-- Begin DATA SECTION --

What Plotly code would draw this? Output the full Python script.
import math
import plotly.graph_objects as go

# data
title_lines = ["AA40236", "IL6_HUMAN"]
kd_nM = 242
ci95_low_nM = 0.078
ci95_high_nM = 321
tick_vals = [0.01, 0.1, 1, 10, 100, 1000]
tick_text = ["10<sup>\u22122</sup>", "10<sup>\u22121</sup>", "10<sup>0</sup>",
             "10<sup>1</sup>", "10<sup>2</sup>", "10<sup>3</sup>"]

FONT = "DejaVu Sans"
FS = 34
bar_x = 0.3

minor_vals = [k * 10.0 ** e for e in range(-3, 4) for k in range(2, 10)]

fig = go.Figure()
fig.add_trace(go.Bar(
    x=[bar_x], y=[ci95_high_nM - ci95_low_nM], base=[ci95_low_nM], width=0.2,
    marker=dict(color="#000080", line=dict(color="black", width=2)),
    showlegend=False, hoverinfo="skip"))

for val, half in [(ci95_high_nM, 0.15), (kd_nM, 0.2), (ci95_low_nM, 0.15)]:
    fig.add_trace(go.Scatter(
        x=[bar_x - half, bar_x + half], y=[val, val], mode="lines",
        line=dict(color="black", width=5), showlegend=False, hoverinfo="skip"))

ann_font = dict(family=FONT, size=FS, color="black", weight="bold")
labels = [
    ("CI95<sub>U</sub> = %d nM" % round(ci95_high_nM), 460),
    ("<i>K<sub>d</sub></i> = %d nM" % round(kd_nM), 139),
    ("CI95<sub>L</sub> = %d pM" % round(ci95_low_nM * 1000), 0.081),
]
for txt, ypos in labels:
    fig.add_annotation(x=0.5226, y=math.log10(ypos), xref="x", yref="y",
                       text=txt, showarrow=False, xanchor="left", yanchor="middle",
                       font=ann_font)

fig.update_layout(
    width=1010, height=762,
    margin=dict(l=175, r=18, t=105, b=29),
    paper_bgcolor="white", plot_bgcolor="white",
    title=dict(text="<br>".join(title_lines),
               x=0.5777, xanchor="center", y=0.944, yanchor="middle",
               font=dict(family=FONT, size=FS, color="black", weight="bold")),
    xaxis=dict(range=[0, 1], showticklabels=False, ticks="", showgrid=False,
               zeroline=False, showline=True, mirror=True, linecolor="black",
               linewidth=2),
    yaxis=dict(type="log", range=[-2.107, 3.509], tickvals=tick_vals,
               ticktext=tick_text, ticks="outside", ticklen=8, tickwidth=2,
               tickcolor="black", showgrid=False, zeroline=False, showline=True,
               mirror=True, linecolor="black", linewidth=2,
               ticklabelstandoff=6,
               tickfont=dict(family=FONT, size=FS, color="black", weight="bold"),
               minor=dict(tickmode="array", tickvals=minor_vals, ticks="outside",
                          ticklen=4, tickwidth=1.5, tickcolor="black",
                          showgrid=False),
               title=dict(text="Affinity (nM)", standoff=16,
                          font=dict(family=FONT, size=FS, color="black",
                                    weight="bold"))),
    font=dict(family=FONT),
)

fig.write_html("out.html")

-- End DATA SECTION --

What is needed is an exact copy of the lines from the start of the listing through the line where "import plotly.graph_objects as go" sits, please, both end lines included and nothing more.

**FULL RESPONSE**
What Plotly code would draw this? Output the full Python script.
import math
import plotly.graph_objects as go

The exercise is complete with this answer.